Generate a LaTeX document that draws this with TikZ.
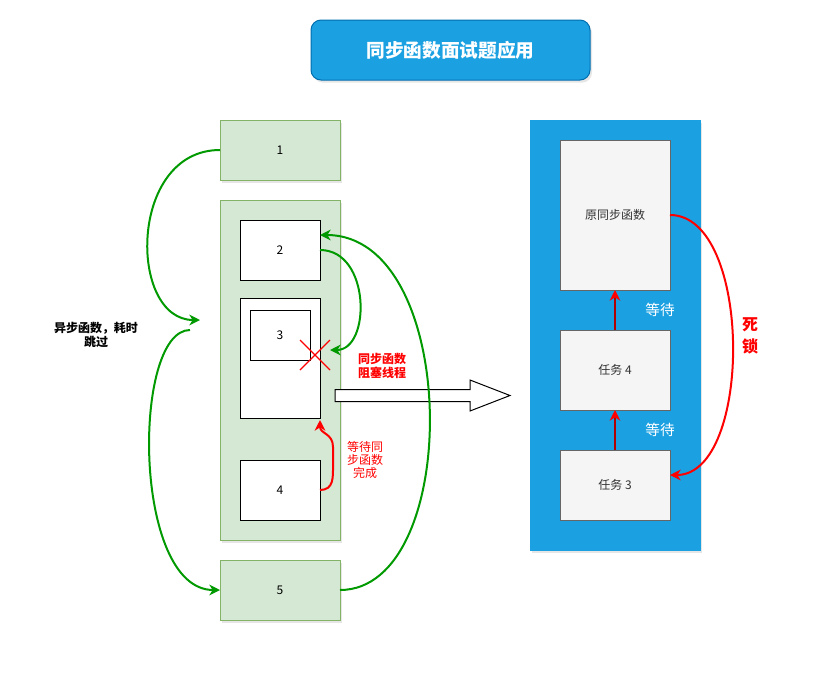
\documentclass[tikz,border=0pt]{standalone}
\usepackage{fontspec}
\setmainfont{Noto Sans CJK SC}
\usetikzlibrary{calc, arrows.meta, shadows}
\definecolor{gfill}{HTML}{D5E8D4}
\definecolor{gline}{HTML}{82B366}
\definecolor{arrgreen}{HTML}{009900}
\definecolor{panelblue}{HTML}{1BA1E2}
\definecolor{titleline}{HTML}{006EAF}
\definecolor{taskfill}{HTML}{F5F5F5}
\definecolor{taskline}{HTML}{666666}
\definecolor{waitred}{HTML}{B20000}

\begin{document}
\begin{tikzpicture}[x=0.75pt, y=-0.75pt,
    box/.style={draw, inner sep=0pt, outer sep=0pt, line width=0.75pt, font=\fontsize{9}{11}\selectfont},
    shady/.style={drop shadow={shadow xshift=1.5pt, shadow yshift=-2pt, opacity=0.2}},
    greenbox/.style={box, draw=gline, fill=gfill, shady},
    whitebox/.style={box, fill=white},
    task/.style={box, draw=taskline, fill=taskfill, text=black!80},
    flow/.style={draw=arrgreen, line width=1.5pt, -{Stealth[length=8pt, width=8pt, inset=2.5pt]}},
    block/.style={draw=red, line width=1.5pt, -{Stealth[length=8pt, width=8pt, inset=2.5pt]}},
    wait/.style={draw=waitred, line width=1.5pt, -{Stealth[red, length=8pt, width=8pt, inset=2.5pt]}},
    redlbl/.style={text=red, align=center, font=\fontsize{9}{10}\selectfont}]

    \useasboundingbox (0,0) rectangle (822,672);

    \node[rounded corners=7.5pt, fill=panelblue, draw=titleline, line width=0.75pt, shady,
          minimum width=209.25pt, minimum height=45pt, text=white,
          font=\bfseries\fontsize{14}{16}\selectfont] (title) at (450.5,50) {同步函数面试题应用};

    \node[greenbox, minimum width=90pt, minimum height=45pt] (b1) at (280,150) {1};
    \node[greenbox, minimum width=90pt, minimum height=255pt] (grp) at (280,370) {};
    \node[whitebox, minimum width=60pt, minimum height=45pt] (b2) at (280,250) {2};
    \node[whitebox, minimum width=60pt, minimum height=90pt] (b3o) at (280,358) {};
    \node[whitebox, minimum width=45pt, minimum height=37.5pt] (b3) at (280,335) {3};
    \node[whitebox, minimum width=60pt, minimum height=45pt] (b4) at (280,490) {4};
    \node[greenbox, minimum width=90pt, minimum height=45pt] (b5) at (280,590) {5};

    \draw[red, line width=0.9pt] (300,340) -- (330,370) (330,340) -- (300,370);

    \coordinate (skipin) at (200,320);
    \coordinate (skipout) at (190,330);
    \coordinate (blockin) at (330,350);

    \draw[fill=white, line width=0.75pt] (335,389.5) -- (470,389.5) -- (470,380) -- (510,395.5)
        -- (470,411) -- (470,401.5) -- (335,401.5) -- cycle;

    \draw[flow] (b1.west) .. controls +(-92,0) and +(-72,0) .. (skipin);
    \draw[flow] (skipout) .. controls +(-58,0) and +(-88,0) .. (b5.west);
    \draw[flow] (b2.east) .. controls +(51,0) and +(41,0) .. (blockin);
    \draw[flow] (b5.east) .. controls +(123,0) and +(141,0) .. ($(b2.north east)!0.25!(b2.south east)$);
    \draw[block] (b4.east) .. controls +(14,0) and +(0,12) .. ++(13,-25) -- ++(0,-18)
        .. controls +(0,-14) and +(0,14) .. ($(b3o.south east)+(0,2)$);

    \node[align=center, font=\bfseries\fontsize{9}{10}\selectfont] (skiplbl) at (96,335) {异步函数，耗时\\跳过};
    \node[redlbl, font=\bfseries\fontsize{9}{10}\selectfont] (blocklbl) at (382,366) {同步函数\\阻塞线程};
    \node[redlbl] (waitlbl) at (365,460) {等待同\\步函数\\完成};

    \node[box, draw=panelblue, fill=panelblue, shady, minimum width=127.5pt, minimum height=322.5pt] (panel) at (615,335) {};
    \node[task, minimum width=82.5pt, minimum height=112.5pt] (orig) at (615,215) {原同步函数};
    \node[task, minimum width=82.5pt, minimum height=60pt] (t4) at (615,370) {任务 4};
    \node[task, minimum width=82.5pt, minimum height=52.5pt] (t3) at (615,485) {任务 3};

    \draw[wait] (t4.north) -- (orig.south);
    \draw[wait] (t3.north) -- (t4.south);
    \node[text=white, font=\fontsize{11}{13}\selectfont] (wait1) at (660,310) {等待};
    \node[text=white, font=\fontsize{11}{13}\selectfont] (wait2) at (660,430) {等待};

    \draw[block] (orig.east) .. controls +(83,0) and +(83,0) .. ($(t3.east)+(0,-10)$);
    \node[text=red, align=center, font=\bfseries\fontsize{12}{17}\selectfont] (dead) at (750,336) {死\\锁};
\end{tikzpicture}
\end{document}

== == ==

**Given exercise:**
All of the data above should be transcribed verbatim, with pictures omitted.

**Final result:**
Generate a LaTeX document that draws this with TikZ.
\documentclass[tikz,border=0pt]{standalone}
\usepackage{fontspec}
\setmainfont{Noto Sans CJK SC}
\usetikzlibrary{calc, arrows.meta, shadows}
\definecolor{gfill}{HTML}{D5E8D4}
\definecolor{gline}{HTML}{82B366}
\definecolor{arrgreen}{HTML}{009900}
\definecolor{panelblue}{HTML}{1BA1E2}
\definecolor{titleline}{HTML}{006EAF}
\definecolor{taskfill}{HTML}{F5F5F5}
\definecolor{taskline}{HTML}{666666}
\definecolor{waitred}{HTML}{B20000}

\begin{document}
\begin{tikzpicture}[x=0.75pt, y=-0.75pt,
    box/.style={draw, inner sep=0pt, outer sep=0pt, line width=0.75pt, font=\fontsize{9}{11}\selectfont},
    shady/.style={drop shadow={shadow xshift=1.5pt, shadow yshift=-2pt, opacity=0.2}},
    greenbox/.style={box, draw=gline, fill=gfill, shady},
    whitebox/.style={box, fill=white},
    task/.style={box, draw=taskline, fill=taskfill, text=black!80},
    flow/.style={draw=arrgreen, line width=1.5pt, -{Stealth[length=8pt, width=8pt, inset=2.5pt]}},
    block/.style={draw=red, line width=1.5pt, -{Stealth[length=8pt, width=8pt, inset=2.5pt]}},
    wait/.style={draw=waitred, line width=1.5pt, -{Stealth[red, length=8pt, width=8pt, inset=2.5pt]}},
    redlbl/.style={text=red, align=center, font=\fontsize{9}{10}\selectfont}]

    \useasboundingbox (0,0) rectangle (822,672);

    \node[rounded corners=7.5pt, fill=panelblue, draw=titleline, line width=0.75pt, shady,
          minimum width=209.25pt, minimum height=45pt, text=white,
          font=\bfseries\fontsize{14}{16}\selectfont] (title) at (450.5,50) {同步函数面试题应用};

    \node[greenbox, minimum width=90pt, minimum height=45pt] (b1) at (280,150) {1};
    \node[greenbox, minimum width=90pt, minimum height=255pt] (grp) at (280,370) {};
    \node[whitebox, minimum width=60pt, minimum height=45pt] (b2) at (280,250) {2};
    \node[whitebox, minimum width=60pt, minimum height=90pt] (b3o) at (280,358) {};
    \node[whitebox, minimum width=45pt, minimum height=37.5pt] (b3) at (280,335) {3};
    \node[whitebox, minimum width=60pt, minimum height=45pt] (b4) at (280,490) {4};
    \node[greenbox, minimum width=90pt, minimum height=45pt] (b5) at (280,590) {5};

    \draw[red, line width=0.9pt] (300,340) -- (330,370) (330,340) -- (300,370);

    \coordinate (skipin) at (200,320);
    \coordinate (skipout) at (190,330);
    \coordinate (blockin) at (330,350);

    \draw[fill=white, line width=0.75pt] (335,389.5) -- (470,389.5) -- (470,380) -- (510,395.5)
        -- (470,411) -- (470,401.5) -- (335,401.5) -- cycle;

    \draw[flow] (b1.west) .. controls +(-92,0) and +(-72,0) .. (skipin);
    \draw[flow] (skipout) .. controls +(-58,0) and +(-88,0) .. (b5.west);
    \draw[flow] (b2.east) .. controls +(51,0) and +(41,0) .. (blockin);
    \draw[flow] (b5.east) .. controls +(123,0) and +(141,0) .. ($(b2.north east)!0.25!(b2.south east)$);
    \draw[block] (b4.east) .. controls +(14,0) and +(0,12) .. ++(13,-25) -- ++(0,-18)
        .. controls +(0,-14) and +(0,14) .. ($(b3o.south east)+(0,2)$);

    \node[align=center, font=\bfseries\fontsize{9}{10}\selectfont] (skiplbl) at (96,335) {异步函数，耗时\\跳过};
    \node[redlbl, font=\bfseries\fontsize{9}{10}\selectfont] (blocklbl) at (382,366) {同步函数\\阻塞线程};
    \node[redlbl] (waitlbl) at (365,460) {等待同\\步函数\\完成};

    \node[box, draw=panelblue, fill=panelblue, shady, minimum width=127.5pt, minimum height=322.5pt] (panel) at (615,335) {};
    \node[task, minimum width=82.5pt, minimum height=112.5pt] (orig) at (615,215) {原同步函数};
    \node[task, minimum width=82.5pt, minimum height=60pt] (t4) at (615,370) {任务 4};
    \node[task, minimum width=82.5pt, minimum height=52.5pt] (t3) at (615,485) {任务 3};

    \draw[wait] (t4.north) -- (orig.south);
    \draw[wait] (t3.north) -- (t4.south);
    \node[text=white, font=\fontsize{11}{13}\selectfont] (wait1) at (660,310) {等待};
    \node[text=white, font=\fontsize{11}{13}\selectfont] (wait2) at (660,430) {等待};

    \draw[block] (orig.east) .. controls +(83,0) and +(83,0) .. ($(t3.east)+(0,-10)$);
    \node[text=red, align=center, font=\bfseries\fontsize{12}{17}\selectfont] (dead) at (750,336) {死\\锁};
\end{tikzpicture}
\end{document}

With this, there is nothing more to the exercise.